Constructing an unbounded function really does seem to me to be the easiest approach. One very natural way to do this is to find a countably infinite, closed, discrete subset $D=\{x_n:n\in\Bbb N\}$ of $X$. If we can do this, we the function $f:D\to\Bbb R:x_n\mapsto n$ will be continuous (since $D$ is discrete), and by the Tietze extension theorem it will have a continuous extension $g$ to all of $X$ (since $D$ is closed in $X$). Clearly this $g$ is unbounded.
At this point you can use some general results:
- A metric space is compact if and only if it is countably compact.

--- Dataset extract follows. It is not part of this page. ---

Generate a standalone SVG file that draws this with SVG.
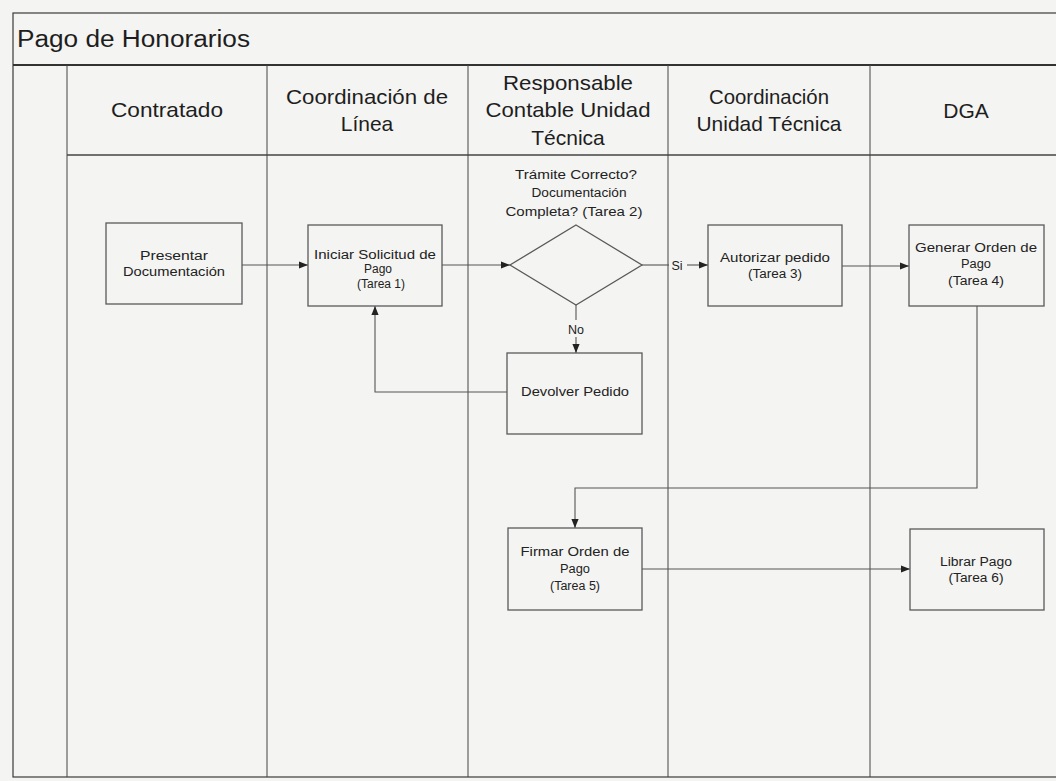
<svg xmlns="http://www.w3.org/2000/svg" width="1056" height="781" viewBox="0 0 1056 781">
<defs>
<style>
.frame{fill:none;stroke:#3a3a3a;stroke-width:1.2}
.lane{stroke:#444;stroke-width:1}
.hd{font-family:"Liberation Sans",Arial,sans-serif;font-size:21px;fill:#1e1e1e;text-anchor:middle}
.title{font-family:"Liberation Sans",Arial,sans-serif;font-size:23px;fill:#1e1e1e}
.box{fill:#f4f4f2;stroke:#5a5a5a;stroke-width:1.3}
.t{font-family:"Liberation Sans",Arial,sans-serif;font-size:12.5px;fill:#222;text-anchor:middle}
.conn{fill:none;stroke:#555;stroke-width:1.1}
</style>
<marker id="ah" viewBox="0 0 10 10" refX="10" refY="5" markerWidth="9" markerHeight="9" markerUnits="userSpaceOnUse" orient="auto">
<path d="M0,1 L10,5 L0,9 z" fill="#222"/>
</marker>
</defs>
<rect x="0" y="0" width="1056" height="781" fill="#f4f4f2"/>
<g id="pool">
<rect class="frame" x="13" y="13" width="1060" height="764"/>
<line x1="13" y1="65" x2="1056" y2="65" stroke="#333" stroke-width="1.8"/>
<line x1="67" y1="155" x2="1056" y2="155" stroke="#444" stroke-width="1.3"/>
<line class="lane" x1="67" y1="65" x2="67" y2="777"/>
<line class="lane" x1="267" y1="65" x2="267" y2="777"/>
<line class="lane" x1="468" y1="65" x2="468" y2="777"/>
<line class="lane" x1="668" y1="65" x2="668" y2="777"/>
<line class="lane" x1="870" y1="65" x2="870" y2="777"/>
<text class="title" x="17" y="47" textLength="233" lengthAdjust="spacingAndGlyphs">Pago de Honorarios</text>
<text class="hd" x="167" y="117" textLength="112" lengthAdjust="spacingAndGlyphs">Contratado</text>
<text class="hd" x="367" y="104" textLength="162" lengthAdjust="spacingAndGlyphs">Coordinación de</text>
<text class="hd" x="367" y="131">Línea</text>
<text class="hd" x="568" y="90" textLength="130" lengthAdjust="spacingAndGlyphs">Responsable</text>
<text class="hd" x="568" y="117" textLength="165" lengthAdjust="spacingAndGlyphs">Contable Unidad</text>
<text class="hd" x="568" y="145">Técnica</text>
<text class="hd" x="769" y="104" textLength="120" lengthAdjust="spacingAndGlyphs">Coordinación</text>
<text class="hd" x="769" y="131" textLength="145" lengthAdjust="spacingAndGlyphs">Unidad Técnica</text>
<text class="hd" x="966" y="118">DGA</text>
</g>
<g id="connectors">
<line class="conn" x1="242" y1="265" x2="308" y2="265" marker-end="url(#ah)"/>
<line class="conn" x1="442" y1="265" x2="510" y2="265" marker-end="url(#ah)"/>
<line class="conn" x1="642" y1="265" x2="669" y2="265"/>
<line class="conn" x1="687" y1="265" x2="708" y2="265" marker-end="url(#ah)"/>
<text class="t" x="677" y="270" font-size="13.5">Si</text>
<line class="conn" x1="576" y1="305" x2="576" y2="320"/>
<line class="conn" x1="576" y1="337" x2="576" y2="353" marker-end="url(#ah)"/>
<text class="t" x="576" y="334" font-size="13.5">No</text>
<polyline class="conn" points="507,392 375,392 375,306" marker-end="url(#ah)"/>
<line class="conn" x1="842" y1="266" x2="909" y2="266" marker-end="url(#ah)"/>
<polyline class="conn" points="977,306 977,488 575,488 575,528" marker-end="url(#ah)"/>
<line class="conn" x1="642" y1="569" x2="910" y2="569" marker-end="url(#ah)"/>
</g>
<g id="presentar">
<rect class="box" x="106" y="223" width="136" height="81"/>
<text class="t" x="174" y="260" textLength="68" lengthAdjust="spacingAndGlyphs">Presentar</text>
<text class="t" x="174" y="276" textLength="102" lengthAdjust="spacingAndGlyphs">Documentación</text>
</g>
<g id="iniciar">
<rect class="box" x="308" y="225" width="134" height="81"/>
<text class="t" x="375" y="259" textLength="122" lengthAdjust="spacingAndGlyphs">Iniciar Solicitud de</text>
<text class="t" x="378" y="273" textLength="28" lengthAdjust="spacingAndGlyphs">Pago</text>
<text class="t" x="381" y="288" textLength="48" lengthAdjust="spacingAndGlyphs">(Tarea 1)</text>
</g>
<g id="decision">
<polygon class="box" points="576,225 642,265 576,305 510,265"/>
<text class="t" x="576" y="179" textLength="122" lengthAdjust="spacingAndGlyphs">Trámite Correcto?</text>
<text class="t" x="579" y="197" textLength="95" lengthAdjust="spacingAndGlyphs">Documentación</text>
<text class="t" x="574" y="216" textLength="137" lengthAdjust="spacingAndGlyphs">Completa? (Tarea 2)</text>
</g>
<g id="autorizar">
<rect class="box" x="708" y="225" width="134" height="81"/>
<text class="t" x="775" y="262" textLength="110" lengthAdjust="spacingAndGlyphs">Autorizar pedido</text>
<text class="t" x="775" y="278" textLength="54" lengthAdjust="spacingAndGlyphs">(Tarea 3)</text>
</g>
<g id="devolver">
<rect class="box" x="507" y="353" width="135" height="81"/>
<text class="t" x="575" y="396" textLength="108" lengthAdjust="spacingAndGlyphs">Devolver Pedido</text>
</g>
<g id="generar">
<rect class="box" x="909" y="225" width="135" height="81"/>
<text class="t" x="976" y="252" textLength="122" lengthAdjust="spacingAndGlyphs">Generar Orden de</text>
<text class="t" x="976" y="268" textLength="30" lengthAdjust="spacingAndGlyphs">Pago</text>
<text class="t" x="976" y="285" textLength="56" lengthAdjust="spacingAndGlyphs">(Tarea 4)</text>
</g>
<g id="firmar">
<rect class="box" x="508" y="528" width="134" height="82"/>
<text class="t" x="575" y="556" textLength="109" lengthAdjust="spacingAndGlyphs">Firmar Orden de</text>
<text class="t" x="575" y="573" textLength="30" lengthAdjust="spacingAndGlyphs">Pago</text>
<text class="t" x="575" y="590" textLength="50" lengthAdjust="spacingAndGlyphs">(Tarea 5)</text>
</g>
<g id="librar">
<rect class="box" x="910" y="529" width="134" height="81"/>
<text class="t" x="976" y="566" textLength="72" lengthAdjust="spacingAndGlyphs">Librar Pago</text>
<text class="t" x="976" y="582" textLength="55" lengthAdjust="spacingAndGlyphs">(Tarea 6)</text>
</g>
</svg>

- A $T_1$ space is countably compact if each infinite subset of $X$ has a limit point.
Thus, if $X$ is not compact, then it’s not countably compact, and therefore it has an infinite closed discrete subset $D_0$. We can then take $D$ to be any countably infinite subset of $D_0$.
Alternatively, you can get your hands dirty and directly construct the desired set $D$. If $X$ is not compact, then either $X$ is unbounded, or $X$ is not closed.
If $X$ is not bounded, we can assume without loss of generality that it contains arbitrarily large positive real numbers. Let $x_0$ be one of these. Given $x_n$, there is an $x_{n+1}\in X$ such that $x_{n+1}\ge x_n+1$. In this way we can recursively construct the set $D=\{x_n:n\in\Bbb N\}$, and it’s easy to check that $D$ is a closed, discrete subset of $X$ (and indeed of $\Bbb R$).
If $X$ is not closed, let $x\in(\operatorname{cl}X)\setminus X$. Pick $x_0\in X$ arbitrarily. Given $x_n\in X$, let $r_n=|x_n-x|$; $x$ is in the closure of $X$, so there is an $x_{n+1}\in B\left(x,\frac{r_n}2\right)\cap X$. Thus we can recursively construct a sequence $\sigma=\langle x_n:n\in\Bbb N\rangle$ of distinct points of $X$ such that $\sigma$ converges to $x$. Now let $D=\{x_n:n\in\Bbb N\}$; the only limit point of $D$ in $\Bbb R$ is $x$, which is not in $X$, so $D$ is a closed, discrete subset of $X$ (in the relative topology on $X$).